I worship your words Sheila.. I really do.
HUGGGGGGGGGGGGG
Romantic: Thank you for stopping by to read and glad you could see some similarities in your family.

Kate: Thanks for stopping by. I do think my kids have a certain balance about them.

Linda: Thank you Linda, really, your compliments are of the highest order, as I know you are sincere. You made my day and I thank you from the bottom of my heart.
Angel: Thanks for stopping by!
Great news that you are reunited with your son, Sheila. I think many of us have had similar questions with our relationships regarding our mothers and our expectations of our own lives based on what we saw from them.
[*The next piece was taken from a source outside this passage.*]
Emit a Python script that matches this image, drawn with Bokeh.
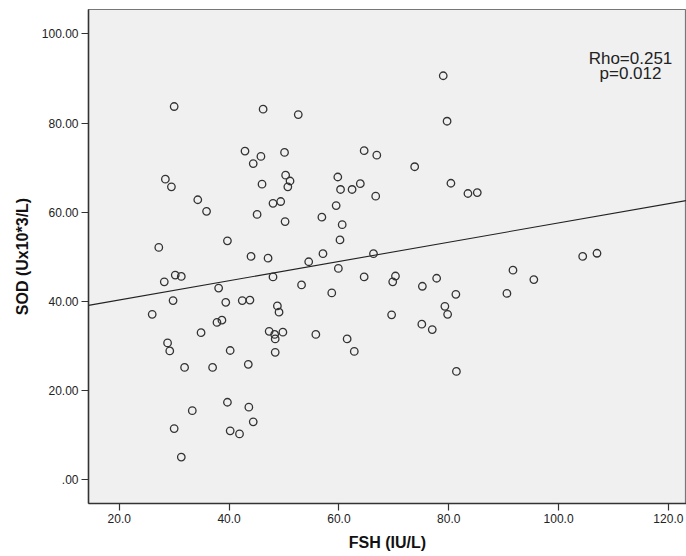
from bokeh.plotting import figure
from bokeh.models import Label, FixedTicker, ColumnDataSource
from bokeh.embed import file_html
from bokeh.resources import INLINE

# FSH (IU/L) values
fsh = [30.0, 46.2, 52.6, 79.0, 79.7, 42.9, 45.8, 44.4, 50.1, 64.6,
       66.9, 73.8, 28.4, 29.5, 50.3, 51.1, 50.7, 46.0, 59.8, 60.3,
       62.4, 63.9, 66.7, 80.4, 83.5, 85.2, 34.3, 35.9, 48.0, 49.4,
       45.1, 50.2, 59.5, 56.9, 60.6, 60.2, 27.2, 39.7, 44.0, 47.1,
       54.5, 57.1, 66.3, 59.9, 30.2, 31.3, 28.2, 48.0, 53.2, 64.6,
       70.3, 69.8, 75.2, 77.8, 81.3, 58.7, 38.1, 29.8, 26.0, 39.4,
       42.4, 43.8, 48.8, 49.1, 38.7, 37.8, 34.9, 47.3, 48.3, 49.8,
       48.4, 28.8, 29.2, 40.2, 48.4, 43.5, 31.9, 37.0, 55.8, 61.5,
       62.8, 69.6, 75.1, 77.0, 79.3, 79.8, 81.4, 39.7, 43.6, 33.3,
       44.4, 30.0, 40.2, 41.9, 31.3, 91.7, 95.5, 90.6, 104.4, 107.0]

# SOD (U x10^3/L) values
sod = [83.7, 83.1, 81.9, 90.6, 80.4, 73.7, 72.5, 70.9, 73.4, 73.8,
       72.8, 70.2, 67.4, 65.7, 68.3, 67.0, 65.7, 66.3, 67.9, 65.1,
       65.1, 66.4, 63.6, 66.5, 64.2, 64.4, 62.8, 60.2, 62.0, 62.4,
       59.5, 57.9, 61.5, 58.9, 57.2, 53.8, 52.1, 53.6, 50.1, 49.7,
       48.9, 50.7, 50.7, 47.4, 45.9, 45.6, 44.4, 45.5, 43.7, 45.5,
       45.7, 44.4, 43.4, 45.2, 41.6, 41.9, 43.0, 40.2, 37.1, 39.8,
       40.2, 40.3, 39.0, 37.6, 35.8, 35.3, 33.0, 33.3, 32.6, 33.1,
       31.6, 30.7, 28.9, 29.0, 28.6, 25.9, 25.2, 25.2, 32.6, 31.6,
       28.8, 37.0, 34.9, 33.7, 38.9, 37.1, 24.3, 17.4, 16.3, 15.5,
       13.0, 11.5, 11.0, 10.3, 5.1, 47.0, 44.9, 41.8, 50.1, 50.8]

# Fit line (SOD = intercept + slope * FSH)
fit_intercept = 36.0
fit_slope = 0.216

x_ticks = [20, 40, 60, 80, 100, 120]
x_tick_labels = ["20.0", "40.0", "60.0", "80.0", "100.0", "120.0"]
y_ticks = [0, 20, 40, 60, 80, 100]
y_tick_labels = [".00", "20.00", "40.00", "60.00", "80.00", "100.00"]

annot_lines = ["Rho=0.251", "p=0.012"]

FONT = "Liberation Sans"
x_lo, x_hi = 14.4, 123.3
y_lo, y_hi = -5.3, 105.45

p = figure(width=686, height=556, output_backend="svg", toolbar_location=None,
           x_range=(x_lo, x_hi), y_range=(y_lo, y_hi),
           min_border_left=88, min_border_right=0, min_border_top=9,
           min_border_bottom=53)
p.background_fill_color = "#f0f0f0"
p.border_fill_color = "white"
p.outline_line_color = "#777777"
p.outline_line_width = 1.2
p.xgrid.visible = False
p.ygrid.visible = False

fit_x = [x_lo, x_hi]
fit_y = [fit_intercept + fit_slope * v for v in fit_x]
p.line(fit_x, fit_y, line_color="#222222", line_width=1.1)

src = ColumnDataSource(dict(x=fsh, y=sod))
p.scatter("x", "y", source=src, marker="circle", size=7.5, fill_color=None,
          line_color="#333333", line_width=1.3)

for ax, ticks, labels in ((p.xaxis[0], x_ticks, x_tick_labels),
                          (p.yaxis[0], y_ticks, y_tick_labels)):
    ax.ticker = FixedTicker(ticks=ticks)
    ax.major_label_overrides = {t: l for t, l in zip(ticks, labels)}
    ax.minor_tick_line_color = None
    ax.major_tick_in = 0
    ax.major_tick_out = 7
    ax.major_tick_line_color = "#333333"
    ax.major_tick_line_width = 1.2
    ax.axis_line_color = "#333333"
    ax.axis_line_width = 1.5
    ax.major_label_text_font = FONT
    ax.major_label_text_font_size = "12px"
    ax.major_label_text_color = "#222222"
    ax.major_label_standoff = 3
    ax.axis_label_text_font = FONT
    ax.axis_label_text_font_size = "16px"
    ax.axis_label_text_font_style = "bold"
    ax.axis_label_text_color = "#111111"
    ax.axis_label_standoff = 8

p.xaxis.axis_label = "FSH (IU/L)"
p.yaxis.axis_label = "SOD (Ux10*3/L)"

p.add_layout(Label(x=542, y=445, x_units="screen", y_units="screen",
                   text=annot_lines[0], text_align="center",
                   text_baseline="alphabetic", text_font=FONT,
                   text_font_size="17px", text_color="#222222"))
p.add_layout(Label(x=542, y=430, x_units="screen", y_units="screen",
                   text=annot_lines[1], text_align="center",
                   text_baseline="alphabetic", text_font=FONT,
                   text_font_size="17px", text_color="#222222"))

open("out.html", "w").write(file_html(p, INLINE))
Yet as someone else commented, life is a work in progress and we are really never done until the very end. You seem to have done quite well upto now, may you continue doing so.

♥R
Fusun: Thank you! I am enjoying having my son home, the twin reunited, our daughter, here. Soon, very soon, they will all be back to school once again. It is really a hectic time, but wonderful.
Oh your a really fine person and wish you were in my family too.
Algis: Thank you for reading. You are welcome in the family anytime!!!